__To be done__
Copy down every line where the string "this" shows up.

__Provided records__
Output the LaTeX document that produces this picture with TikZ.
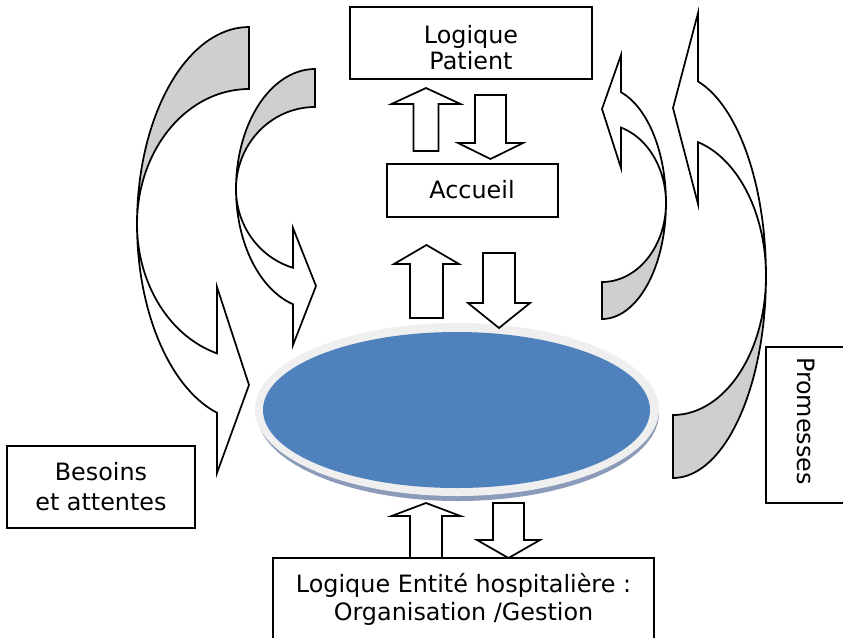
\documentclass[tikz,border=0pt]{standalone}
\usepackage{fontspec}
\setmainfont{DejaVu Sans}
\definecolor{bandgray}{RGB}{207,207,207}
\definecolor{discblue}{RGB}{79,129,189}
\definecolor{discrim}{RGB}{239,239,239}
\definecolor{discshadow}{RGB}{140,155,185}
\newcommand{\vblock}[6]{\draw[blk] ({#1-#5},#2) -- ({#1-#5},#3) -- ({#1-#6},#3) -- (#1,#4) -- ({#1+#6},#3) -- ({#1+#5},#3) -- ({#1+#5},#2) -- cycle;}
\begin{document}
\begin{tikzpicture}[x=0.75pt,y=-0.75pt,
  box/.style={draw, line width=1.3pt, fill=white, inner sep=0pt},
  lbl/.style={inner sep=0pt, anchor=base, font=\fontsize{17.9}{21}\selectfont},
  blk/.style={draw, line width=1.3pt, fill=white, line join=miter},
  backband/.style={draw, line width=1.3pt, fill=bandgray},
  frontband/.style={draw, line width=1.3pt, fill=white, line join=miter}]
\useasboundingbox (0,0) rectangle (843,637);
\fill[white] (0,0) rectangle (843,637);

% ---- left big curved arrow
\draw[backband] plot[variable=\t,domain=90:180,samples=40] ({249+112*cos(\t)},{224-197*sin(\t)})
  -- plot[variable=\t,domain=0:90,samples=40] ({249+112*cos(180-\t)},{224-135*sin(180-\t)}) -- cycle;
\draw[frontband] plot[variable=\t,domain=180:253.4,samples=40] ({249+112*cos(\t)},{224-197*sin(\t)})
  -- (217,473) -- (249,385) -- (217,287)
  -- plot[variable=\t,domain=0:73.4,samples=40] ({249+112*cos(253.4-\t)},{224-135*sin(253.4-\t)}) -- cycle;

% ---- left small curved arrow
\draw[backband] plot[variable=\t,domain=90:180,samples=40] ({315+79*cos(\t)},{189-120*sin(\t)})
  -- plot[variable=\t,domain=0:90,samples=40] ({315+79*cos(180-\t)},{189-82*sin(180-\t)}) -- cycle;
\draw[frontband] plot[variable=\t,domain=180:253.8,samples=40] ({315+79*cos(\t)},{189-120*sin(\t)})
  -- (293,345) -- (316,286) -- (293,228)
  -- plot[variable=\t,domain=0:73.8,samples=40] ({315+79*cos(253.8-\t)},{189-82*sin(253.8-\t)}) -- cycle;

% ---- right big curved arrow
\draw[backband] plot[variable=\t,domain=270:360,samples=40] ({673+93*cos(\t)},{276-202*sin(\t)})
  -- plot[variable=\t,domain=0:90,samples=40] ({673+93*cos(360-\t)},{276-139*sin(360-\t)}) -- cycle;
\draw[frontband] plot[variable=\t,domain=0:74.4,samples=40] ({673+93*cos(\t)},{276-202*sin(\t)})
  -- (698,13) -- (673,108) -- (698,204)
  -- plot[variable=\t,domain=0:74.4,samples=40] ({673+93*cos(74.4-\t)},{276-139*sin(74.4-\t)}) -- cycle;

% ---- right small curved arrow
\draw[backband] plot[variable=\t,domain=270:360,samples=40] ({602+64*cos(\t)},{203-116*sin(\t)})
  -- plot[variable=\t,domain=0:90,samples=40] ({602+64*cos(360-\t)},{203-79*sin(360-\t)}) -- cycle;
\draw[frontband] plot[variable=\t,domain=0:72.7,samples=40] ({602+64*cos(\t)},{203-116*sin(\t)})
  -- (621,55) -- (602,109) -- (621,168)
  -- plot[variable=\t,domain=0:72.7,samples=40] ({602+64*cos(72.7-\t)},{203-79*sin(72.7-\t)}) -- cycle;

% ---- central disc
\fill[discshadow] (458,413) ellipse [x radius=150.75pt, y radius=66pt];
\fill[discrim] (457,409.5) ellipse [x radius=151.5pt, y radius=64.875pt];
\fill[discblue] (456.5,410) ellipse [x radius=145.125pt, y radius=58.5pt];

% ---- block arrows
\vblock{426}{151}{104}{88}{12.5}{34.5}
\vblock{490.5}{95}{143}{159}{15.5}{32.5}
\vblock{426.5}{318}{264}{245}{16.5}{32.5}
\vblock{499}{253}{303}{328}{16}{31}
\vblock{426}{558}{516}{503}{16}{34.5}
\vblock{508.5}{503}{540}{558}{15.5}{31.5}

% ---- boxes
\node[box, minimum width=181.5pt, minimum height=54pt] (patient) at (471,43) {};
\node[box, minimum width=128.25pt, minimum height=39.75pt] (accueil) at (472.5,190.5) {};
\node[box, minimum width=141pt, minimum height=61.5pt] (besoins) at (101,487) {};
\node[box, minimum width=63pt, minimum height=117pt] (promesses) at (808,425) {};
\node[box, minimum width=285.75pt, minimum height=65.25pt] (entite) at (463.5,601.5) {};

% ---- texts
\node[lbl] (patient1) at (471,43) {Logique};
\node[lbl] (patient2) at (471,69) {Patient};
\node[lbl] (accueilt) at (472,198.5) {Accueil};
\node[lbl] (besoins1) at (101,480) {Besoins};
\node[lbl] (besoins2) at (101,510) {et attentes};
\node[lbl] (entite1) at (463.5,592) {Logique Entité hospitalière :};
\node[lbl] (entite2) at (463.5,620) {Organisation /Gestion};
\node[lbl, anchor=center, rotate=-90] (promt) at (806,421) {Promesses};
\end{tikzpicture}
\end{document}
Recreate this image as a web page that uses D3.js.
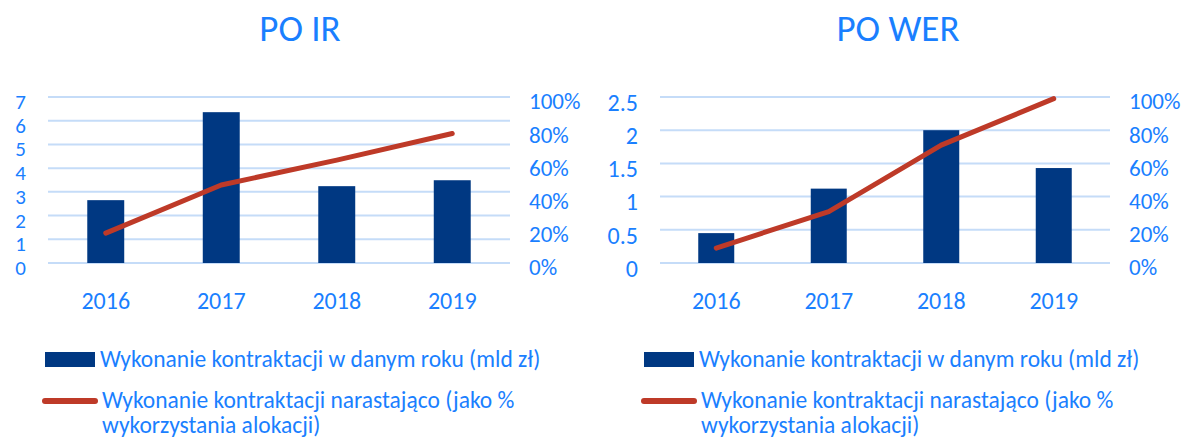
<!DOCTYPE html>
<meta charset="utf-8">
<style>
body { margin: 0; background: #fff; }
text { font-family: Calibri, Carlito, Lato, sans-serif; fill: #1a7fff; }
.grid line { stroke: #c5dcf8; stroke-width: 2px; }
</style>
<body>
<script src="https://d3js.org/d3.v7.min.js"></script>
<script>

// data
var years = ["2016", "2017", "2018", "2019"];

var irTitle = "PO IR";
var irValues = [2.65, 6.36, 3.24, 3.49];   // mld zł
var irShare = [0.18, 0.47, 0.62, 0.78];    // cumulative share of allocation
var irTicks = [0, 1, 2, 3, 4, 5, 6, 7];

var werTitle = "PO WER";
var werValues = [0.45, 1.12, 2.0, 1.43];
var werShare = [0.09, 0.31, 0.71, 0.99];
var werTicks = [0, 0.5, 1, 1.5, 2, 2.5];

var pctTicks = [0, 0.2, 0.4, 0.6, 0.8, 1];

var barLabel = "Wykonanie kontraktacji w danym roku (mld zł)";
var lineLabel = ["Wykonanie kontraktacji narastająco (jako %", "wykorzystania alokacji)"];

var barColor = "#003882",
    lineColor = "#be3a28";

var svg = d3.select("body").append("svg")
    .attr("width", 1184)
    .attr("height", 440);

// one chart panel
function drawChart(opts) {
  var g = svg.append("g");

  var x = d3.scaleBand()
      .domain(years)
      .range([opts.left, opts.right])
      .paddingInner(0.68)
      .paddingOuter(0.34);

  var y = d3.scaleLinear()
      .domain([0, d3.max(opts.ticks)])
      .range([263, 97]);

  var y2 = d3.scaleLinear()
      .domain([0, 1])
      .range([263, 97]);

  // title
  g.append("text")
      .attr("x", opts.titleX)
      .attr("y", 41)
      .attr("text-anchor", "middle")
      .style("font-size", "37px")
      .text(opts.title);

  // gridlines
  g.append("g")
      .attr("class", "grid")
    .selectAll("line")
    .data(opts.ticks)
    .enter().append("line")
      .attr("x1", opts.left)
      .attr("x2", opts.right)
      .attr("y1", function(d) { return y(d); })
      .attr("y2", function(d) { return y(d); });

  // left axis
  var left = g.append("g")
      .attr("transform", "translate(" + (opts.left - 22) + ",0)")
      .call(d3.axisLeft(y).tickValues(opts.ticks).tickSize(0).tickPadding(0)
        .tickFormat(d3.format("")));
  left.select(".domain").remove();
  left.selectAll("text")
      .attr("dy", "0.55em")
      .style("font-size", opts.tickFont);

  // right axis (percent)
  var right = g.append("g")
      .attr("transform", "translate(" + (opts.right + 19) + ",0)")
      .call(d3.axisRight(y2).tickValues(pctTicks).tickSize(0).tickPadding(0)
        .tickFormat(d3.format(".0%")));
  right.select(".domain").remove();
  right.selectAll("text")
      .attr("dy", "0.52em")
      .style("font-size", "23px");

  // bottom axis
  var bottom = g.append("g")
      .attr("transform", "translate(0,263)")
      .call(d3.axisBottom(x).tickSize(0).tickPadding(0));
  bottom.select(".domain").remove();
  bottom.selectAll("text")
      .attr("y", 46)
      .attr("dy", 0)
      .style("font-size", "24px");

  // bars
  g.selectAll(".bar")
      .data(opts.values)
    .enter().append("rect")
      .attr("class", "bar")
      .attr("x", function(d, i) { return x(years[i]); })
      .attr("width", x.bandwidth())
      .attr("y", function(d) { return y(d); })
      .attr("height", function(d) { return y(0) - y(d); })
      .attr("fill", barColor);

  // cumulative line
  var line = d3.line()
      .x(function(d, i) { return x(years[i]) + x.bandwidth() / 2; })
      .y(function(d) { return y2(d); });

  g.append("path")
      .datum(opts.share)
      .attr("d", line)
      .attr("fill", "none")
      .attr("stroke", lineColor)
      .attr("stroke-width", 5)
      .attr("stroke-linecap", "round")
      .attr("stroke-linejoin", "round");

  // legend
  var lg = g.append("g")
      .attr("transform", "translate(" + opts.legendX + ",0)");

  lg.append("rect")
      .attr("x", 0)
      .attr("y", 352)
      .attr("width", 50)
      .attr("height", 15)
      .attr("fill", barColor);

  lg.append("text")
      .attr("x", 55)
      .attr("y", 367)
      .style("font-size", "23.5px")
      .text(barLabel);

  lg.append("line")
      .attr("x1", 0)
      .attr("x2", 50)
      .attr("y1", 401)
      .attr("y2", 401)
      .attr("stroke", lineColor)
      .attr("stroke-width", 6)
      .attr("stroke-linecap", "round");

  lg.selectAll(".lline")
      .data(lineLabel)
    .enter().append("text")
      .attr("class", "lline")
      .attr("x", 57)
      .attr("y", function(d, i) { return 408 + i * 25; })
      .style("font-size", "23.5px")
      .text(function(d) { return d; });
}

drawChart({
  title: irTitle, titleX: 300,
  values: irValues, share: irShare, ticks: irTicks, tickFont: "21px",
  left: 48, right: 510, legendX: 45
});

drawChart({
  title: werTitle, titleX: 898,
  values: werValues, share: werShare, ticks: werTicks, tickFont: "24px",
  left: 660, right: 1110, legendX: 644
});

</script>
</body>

__Task response__
Output the LaTeX document that produces this picture with TikZ.
Recreate this image as a web page that uses D3.js.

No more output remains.